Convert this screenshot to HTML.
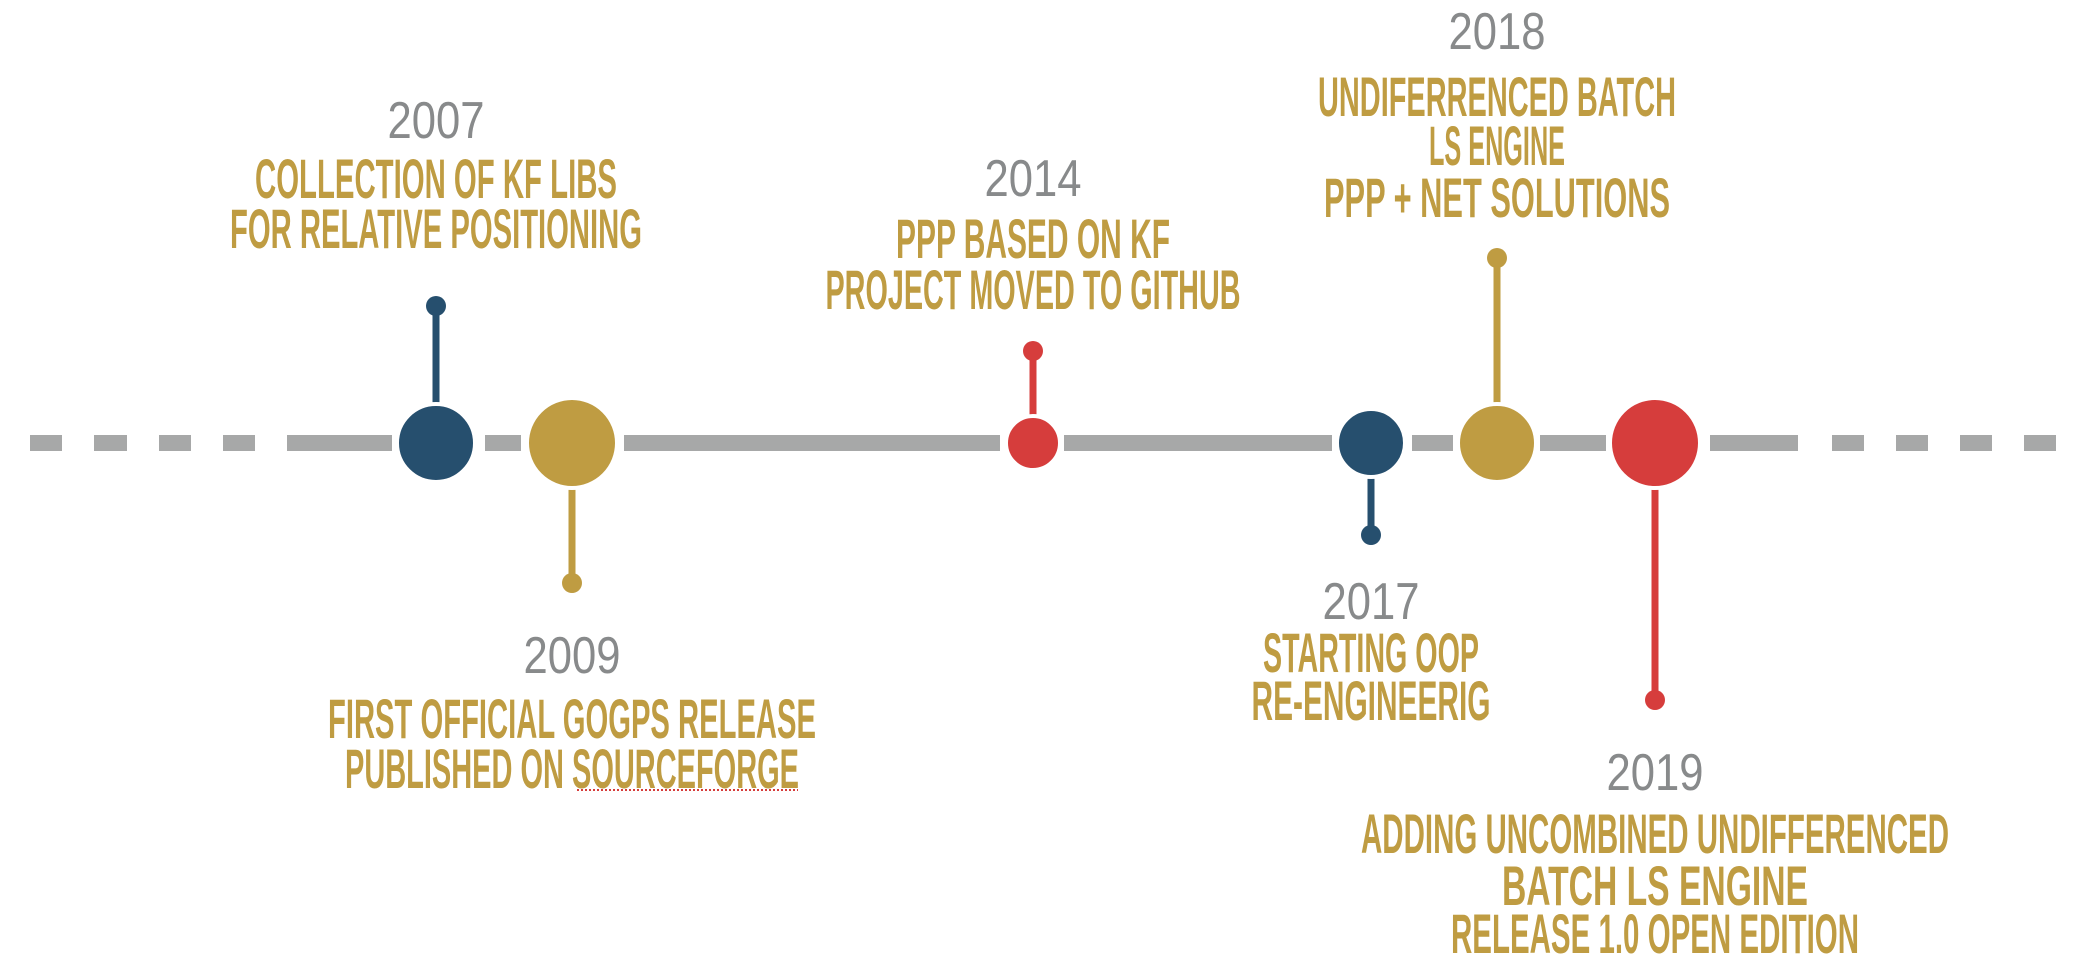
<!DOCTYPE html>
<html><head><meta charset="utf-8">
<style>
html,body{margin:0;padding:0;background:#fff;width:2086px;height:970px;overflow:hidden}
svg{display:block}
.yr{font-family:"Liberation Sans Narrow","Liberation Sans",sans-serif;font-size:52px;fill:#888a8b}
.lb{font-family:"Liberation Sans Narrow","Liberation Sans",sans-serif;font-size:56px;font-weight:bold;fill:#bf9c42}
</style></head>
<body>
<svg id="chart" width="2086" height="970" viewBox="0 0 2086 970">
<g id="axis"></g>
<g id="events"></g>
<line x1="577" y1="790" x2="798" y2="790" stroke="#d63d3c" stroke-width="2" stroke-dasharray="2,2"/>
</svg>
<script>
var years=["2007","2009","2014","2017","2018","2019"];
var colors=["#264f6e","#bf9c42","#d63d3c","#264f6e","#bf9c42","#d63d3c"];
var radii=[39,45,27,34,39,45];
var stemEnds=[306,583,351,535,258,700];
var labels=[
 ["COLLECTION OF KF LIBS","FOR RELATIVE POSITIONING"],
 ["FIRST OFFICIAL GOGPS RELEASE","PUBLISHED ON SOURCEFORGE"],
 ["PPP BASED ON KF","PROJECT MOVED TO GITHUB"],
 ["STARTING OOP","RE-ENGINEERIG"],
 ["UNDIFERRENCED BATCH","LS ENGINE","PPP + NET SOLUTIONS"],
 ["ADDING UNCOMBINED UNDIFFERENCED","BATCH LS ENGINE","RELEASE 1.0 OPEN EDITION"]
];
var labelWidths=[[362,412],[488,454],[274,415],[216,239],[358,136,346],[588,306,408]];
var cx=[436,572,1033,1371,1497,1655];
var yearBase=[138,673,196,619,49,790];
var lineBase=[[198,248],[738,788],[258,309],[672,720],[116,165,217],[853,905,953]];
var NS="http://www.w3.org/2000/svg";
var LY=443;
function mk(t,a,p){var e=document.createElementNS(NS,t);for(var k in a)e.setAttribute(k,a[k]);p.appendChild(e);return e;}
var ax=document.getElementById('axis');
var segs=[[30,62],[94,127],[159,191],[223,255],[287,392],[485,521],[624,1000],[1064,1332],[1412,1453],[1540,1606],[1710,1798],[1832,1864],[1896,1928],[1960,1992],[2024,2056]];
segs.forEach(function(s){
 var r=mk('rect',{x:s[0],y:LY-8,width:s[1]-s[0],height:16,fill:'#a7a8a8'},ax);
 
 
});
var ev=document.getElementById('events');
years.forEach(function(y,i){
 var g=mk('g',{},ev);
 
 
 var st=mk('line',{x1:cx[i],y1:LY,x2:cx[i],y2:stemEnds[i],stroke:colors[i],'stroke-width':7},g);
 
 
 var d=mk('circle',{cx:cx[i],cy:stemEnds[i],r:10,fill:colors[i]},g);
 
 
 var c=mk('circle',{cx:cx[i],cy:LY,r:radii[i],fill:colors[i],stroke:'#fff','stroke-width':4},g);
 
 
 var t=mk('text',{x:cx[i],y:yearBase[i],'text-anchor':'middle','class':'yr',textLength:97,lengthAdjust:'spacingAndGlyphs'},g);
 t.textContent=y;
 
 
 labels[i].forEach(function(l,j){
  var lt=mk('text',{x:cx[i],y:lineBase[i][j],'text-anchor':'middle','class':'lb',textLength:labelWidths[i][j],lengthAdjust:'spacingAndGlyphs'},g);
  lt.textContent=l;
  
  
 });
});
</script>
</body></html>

---

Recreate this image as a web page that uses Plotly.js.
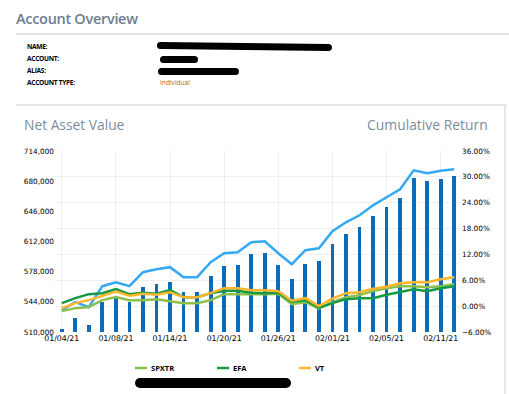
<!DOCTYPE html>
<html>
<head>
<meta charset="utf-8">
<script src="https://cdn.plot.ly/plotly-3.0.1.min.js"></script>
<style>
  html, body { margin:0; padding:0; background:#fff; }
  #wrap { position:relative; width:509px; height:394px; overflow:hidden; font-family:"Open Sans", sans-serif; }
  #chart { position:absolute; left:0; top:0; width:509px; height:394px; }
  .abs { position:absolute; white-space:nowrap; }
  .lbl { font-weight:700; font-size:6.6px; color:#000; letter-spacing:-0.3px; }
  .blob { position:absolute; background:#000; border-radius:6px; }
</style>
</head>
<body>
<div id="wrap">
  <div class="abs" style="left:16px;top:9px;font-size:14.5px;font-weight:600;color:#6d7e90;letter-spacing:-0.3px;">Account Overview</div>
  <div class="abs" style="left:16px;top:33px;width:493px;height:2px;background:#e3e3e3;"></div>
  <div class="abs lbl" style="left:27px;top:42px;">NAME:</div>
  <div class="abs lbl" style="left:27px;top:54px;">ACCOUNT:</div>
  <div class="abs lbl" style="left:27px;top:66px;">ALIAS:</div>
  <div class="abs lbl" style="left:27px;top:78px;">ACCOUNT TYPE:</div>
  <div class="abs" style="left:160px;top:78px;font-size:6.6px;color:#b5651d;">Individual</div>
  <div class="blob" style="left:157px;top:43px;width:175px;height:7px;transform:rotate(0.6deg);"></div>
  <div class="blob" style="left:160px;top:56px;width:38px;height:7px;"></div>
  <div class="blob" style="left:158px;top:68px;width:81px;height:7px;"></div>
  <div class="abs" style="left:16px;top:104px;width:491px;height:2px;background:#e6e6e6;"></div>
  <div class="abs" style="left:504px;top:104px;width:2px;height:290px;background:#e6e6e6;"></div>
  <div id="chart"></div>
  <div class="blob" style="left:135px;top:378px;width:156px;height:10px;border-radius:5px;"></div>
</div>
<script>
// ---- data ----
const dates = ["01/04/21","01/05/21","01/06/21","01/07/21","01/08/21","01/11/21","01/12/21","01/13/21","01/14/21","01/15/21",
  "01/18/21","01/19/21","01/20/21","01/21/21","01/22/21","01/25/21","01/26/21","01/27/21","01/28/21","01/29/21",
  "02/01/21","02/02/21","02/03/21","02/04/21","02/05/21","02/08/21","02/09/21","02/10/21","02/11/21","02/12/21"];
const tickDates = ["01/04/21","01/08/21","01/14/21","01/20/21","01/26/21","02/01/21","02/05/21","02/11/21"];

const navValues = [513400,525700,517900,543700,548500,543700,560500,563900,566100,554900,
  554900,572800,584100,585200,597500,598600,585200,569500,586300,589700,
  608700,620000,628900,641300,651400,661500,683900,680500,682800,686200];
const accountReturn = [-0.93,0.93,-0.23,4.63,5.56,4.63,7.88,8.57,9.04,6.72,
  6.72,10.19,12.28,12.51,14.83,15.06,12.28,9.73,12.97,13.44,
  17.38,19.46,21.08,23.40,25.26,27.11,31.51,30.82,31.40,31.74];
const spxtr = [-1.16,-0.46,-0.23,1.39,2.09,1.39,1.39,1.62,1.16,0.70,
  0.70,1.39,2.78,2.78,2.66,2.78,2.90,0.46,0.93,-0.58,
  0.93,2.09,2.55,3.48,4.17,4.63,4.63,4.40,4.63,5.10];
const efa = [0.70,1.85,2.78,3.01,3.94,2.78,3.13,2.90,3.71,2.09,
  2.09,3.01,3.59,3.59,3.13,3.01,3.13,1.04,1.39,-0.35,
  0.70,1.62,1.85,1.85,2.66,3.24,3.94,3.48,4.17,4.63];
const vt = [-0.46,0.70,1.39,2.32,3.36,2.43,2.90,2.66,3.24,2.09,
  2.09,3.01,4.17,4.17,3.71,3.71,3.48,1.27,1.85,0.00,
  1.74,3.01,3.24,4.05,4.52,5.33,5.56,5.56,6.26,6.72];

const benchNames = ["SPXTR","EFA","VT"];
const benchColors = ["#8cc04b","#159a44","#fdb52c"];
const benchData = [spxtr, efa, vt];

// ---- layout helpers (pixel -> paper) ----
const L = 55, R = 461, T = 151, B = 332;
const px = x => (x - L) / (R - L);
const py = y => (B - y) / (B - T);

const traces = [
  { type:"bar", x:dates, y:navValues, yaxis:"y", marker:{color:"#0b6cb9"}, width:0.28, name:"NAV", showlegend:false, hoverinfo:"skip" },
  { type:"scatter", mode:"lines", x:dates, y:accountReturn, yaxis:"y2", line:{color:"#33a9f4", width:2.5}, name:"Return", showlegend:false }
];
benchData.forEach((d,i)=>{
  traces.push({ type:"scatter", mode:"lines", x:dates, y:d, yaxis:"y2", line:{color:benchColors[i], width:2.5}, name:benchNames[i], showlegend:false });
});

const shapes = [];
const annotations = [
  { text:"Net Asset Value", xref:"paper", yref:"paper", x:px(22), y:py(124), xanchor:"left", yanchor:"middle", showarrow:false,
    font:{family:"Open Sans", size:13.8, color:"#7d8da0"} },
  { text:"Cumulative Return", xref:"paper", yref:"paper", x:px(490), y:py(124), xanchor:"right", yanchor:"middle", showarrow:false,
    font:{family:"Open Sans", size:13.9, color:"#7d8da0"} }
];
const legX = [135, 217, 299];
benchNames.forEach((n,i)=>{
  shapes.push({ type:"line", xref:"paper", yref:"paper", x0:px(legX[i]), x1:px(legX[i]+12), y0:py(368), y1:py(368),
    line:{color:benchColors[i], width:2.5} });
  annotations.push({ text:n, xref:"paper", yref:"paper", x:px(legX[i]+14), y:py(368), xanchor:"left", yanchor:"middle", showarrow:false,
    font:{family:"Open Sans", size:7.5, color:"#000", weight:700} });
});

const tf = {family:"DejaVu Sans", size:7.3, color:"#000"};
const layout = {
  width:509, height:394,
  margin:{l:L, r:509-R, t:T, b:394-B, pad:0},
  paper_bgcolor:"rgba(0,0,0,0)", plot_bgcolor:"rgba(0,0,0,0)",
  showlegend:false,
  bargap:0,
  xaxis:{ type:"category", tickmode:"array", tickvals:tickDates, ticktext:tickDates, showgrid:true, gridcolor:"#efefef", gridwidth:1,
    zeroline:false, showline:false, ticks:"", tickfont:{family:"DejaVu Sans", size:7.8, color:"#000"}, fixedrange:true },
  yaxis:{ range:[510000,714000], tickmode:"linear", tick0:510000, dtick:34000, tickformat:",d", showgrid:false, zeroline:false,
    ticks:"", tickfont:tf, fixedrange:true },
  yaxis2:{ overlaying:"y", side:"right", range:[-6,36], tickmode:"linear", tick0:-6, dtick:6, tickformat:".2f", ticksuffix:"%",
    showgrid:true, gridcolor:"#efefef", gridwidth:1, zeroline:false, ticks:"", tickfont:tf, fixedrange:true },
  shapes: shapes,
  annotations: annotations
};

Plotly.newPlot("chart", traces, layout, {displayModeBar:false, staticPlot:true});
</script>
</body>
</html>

--

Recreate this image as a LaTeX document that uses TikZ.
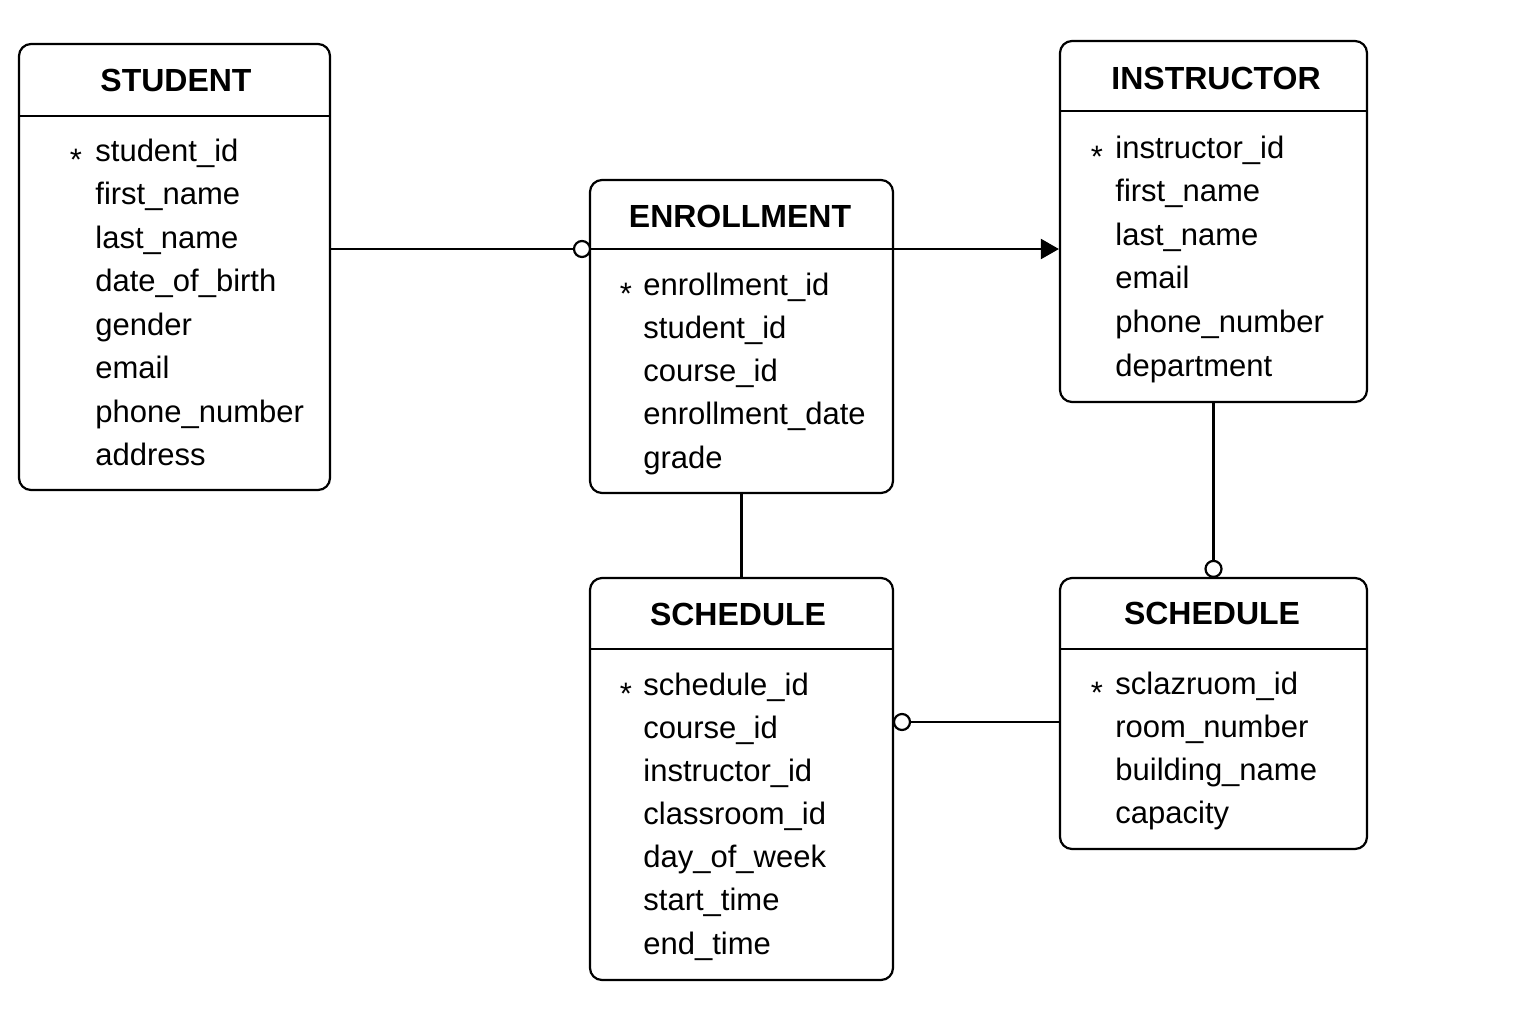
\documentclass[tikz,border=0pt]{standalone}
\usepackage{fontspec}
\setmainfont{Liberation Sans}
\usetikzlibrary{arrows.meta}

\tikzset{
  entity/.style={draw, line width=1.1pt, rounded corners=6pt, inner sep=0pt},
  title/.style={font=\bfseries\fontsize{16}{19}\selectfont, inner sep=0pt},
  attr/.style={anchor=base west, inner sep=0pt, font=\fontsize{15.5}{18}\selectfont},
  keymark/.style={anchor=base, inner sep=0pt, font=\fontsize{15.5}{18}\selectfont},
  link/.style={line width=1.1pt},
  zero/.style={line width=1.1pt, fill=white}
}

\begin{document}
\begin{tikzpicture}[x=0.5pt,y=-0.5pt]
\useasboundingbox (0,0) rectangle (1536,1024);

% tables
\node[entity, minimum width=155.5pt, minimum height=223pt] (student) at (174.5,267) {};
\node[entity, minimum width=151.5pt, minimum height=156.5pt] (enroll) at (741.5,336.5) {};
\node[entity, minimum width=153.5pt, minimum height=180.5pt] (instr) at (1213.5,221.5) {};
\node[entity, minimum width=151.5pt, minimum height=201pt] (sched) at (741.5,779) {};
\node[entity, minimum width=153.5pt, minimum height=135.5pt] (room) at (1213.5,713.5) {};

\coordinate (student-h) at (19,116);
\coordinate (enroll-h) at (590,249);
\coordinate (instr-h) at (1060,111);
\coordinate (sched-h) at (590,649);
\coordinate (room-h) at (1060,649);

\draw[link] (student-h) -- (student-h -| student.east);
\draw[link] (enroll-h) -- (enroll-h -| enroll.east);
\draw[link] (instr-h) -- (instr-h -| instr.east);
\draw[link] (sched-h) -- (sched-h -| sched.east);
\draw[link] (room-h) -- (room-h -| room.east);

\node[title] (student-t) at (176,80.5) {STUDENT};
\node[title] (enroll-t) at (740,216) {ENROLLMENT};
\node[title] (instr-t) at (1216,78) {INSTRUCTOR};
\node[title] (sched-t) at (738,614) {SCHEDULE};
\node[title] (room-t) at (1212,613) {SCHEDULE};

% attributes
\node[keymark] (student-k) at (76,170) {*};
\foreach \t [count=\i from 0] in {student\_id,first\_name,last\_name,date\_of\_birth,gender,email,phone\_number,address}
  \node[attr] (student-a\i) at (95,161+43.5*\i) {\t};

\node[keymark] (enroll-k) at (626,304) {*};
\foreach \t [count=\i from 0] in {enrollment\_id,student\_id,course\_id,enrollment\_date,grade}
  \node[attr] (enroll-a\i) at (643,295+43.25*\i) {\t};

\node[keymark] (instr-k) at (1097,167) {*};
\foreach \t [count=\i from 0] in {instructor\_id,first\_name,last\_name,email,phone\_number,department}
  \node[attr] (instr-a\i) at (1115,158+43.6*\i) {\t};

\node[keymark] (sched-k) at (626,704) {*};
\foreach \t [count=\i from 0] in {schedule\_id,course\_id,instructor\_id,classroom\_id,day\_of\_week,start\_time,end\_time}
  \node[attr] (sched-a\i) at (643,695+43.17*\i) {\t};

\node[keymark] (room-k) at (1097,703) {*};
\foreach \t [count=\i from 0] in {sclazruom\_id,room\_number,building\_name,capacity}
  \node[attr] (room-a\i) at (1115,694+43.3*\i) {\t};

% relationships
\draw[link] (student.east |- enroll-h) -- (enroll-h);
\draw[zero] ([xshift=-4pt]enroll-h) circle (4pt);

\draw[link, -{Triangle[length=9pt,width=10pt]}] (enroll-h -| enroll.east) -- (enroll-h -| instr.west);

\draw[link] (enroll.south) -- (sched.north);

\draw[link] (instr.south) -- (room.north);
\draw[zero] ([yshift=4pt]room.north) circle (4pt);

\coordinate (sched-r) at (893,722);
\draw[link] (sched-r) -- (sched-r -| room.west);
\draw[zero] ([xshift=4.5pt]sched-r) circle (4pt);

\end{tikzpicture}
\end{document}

§ **WHAT YOU NEED TO DO**:
The material above holds pictures; leave them out. Repeat exactly the lines from the one containing "Recreate this image as a LaTeX" through the one containing "(0,0) rectangle (1536,1024);", and nothing else.

§ **PROBLEM SOLUTION**:
Recreate this image as a LaTeX document that uses TikZ.
\documentclass[tikz,border=0pt]{standalone}
\usepackage{fontspec}
\setmainfont{Liberation Sans}
\usetikzlibrary{arrows.meta}

\tikzset{
  entity/.style={draw, line width=1.1pt, rounded corners=6pt, inner sep=0pt},
  title/.style={font=\bfseries\fontsize{16}{19}\selectfont, inner sep=0pt},
  attr/.style={anchor=base west, inner sep=0pt, font=\fontsize{15.5}{18}\selectfont},
  keymark/.style={anchor=base, inner sep=0pt, font=\fontsize{15.5}{18}\selectfont},
  link/.style={line width=1.1pt},
  zero/.style={line width=1.1pt, fill=white}
}

\begin{document}
\begin{tikzpicture}[x=0.5pt,y=-0.5pt]
\useasboundingbox (0,0) rectangle (1536,1024);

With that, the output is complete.